Behind the scenes, Apple is also tweaking the creative formula without tearing it up. The big addition is Jack Burditt, an Emmy-winning comedy veteran whose résumé includes 30 Rock and Modern Family, stepping in as an executive producer under a new overall deal with Apple TV. He joins Sudeikis, Brett Goldstein, and other returning creatives who helped define Ted Lasso’s tone—sincerely optimistic, a little chaotic, and occasionally more dramatic than its premise might suggest. That mix of old and new is intentional: it signals Apple wants to preserve what made the show click in the first place, while giving itself room to adjust pacing, structure, and comedic beats for a slightly different setting and an audience that’s had time away from these characters.

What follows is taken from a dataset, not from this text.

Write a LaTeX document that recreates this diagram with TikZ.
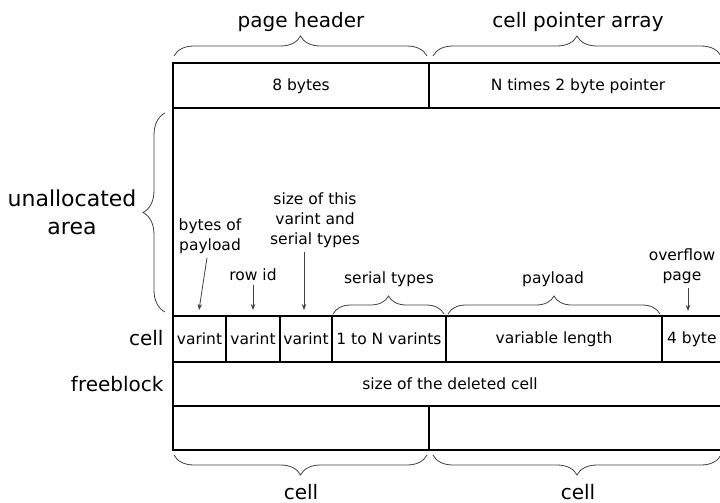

From Apple’s perspective, bringing Ted Lasso back isn’t just fan service—it’s strategy. Ted is still one of the streamer’s most broadly recognizable series, the kind of show that people recommend to friends who don’t otherwise care about “Apple Originals.” Over the last couple of years, Apple has been trying to grow beyond its niche prestige image with a set of moves that range from a rebrand of Apple TV to high-profile dramas like Pluribus to big-money sports rights like Major League Soccer and an exclusive Formula 1 deal. In that context, reviving Ted Lasso for a new storyline looks like a deliberate attempt to keep a proven mainstream hit in rotation as the service leans harder into tentpole shows and live sports to broaden its audience.

There’s also a cultural angle to the women’s team pivot that feels very of-the-moment. Women’s football has been growing fast globally, drawing bigger crowds, broadcast deals, and social media attention, and the idea of dropping an endlessly optimistic American coach into that ecosystem is almost too on-brand for Ted Lasso. The show has always been interested in identity, mental health, masculinity, and power structures inside a club; shifting to a women’s side opens up new territory around visibility, respect, and resources in the sport, without abandoning the “kindness as a superpower” thesis that made the early seasons resonate. If the writing leans into that thoughtfully—rather than just treating the women’s team as a backdrop—it has a real chance to feel relevant rather than purely nostalgic.

For viewers who tapped out after season 3 because it felt like a clean ending, season 4 is going to land almost like a spin-off that kept the name. Ted has already had his big emotional arc: midlife uprooting, culture clash, divorce, panic attacks, the whole deal. What’s left now is to see what that version of Ted does when he walks back into a familiar club that has moved on, and a league that doesn’t owe him the benefit of the doubt. The official synopsis leans heavily on the idea of risk and second chances—for Ted, for the club, and arguably for Apple itself, which is testing whether audiences are ready to emotionally reinvest after being told the story was over.

One thing that seems clear is that Apple wants this to be an easy “welcome back” for fans. The summer 2026 window lines up with a competitive yet high-traffic period for streaming, and giving people another season of Ted Lasso during that window is the kind of move that keeps subscriptions from lapsing between buzzy releases. With first-look images already out, social promo in motion, and production underway, Apple has plenty of time to build a “Ted’s back” narrative that plays well alongside its sports push and newer originals.​

In a way, Ted coaching a second-division women’s team is a neat metaphor for where Apple TV is as a service. It’s not the underdog it was when Ted Lasso premiered, but it’s still chasing the giants, experimenting with lineups, trying to figure out how to grow while holding onto what made people fall in love with it in the first place. If season 4 can capture even a chunk of that early magic—while actually saying something interesting about women’s football and second chances—it won’t just be a victory for nostalgic fans. It will be proof that this universe still has room to play extra time without overstaying its welcome.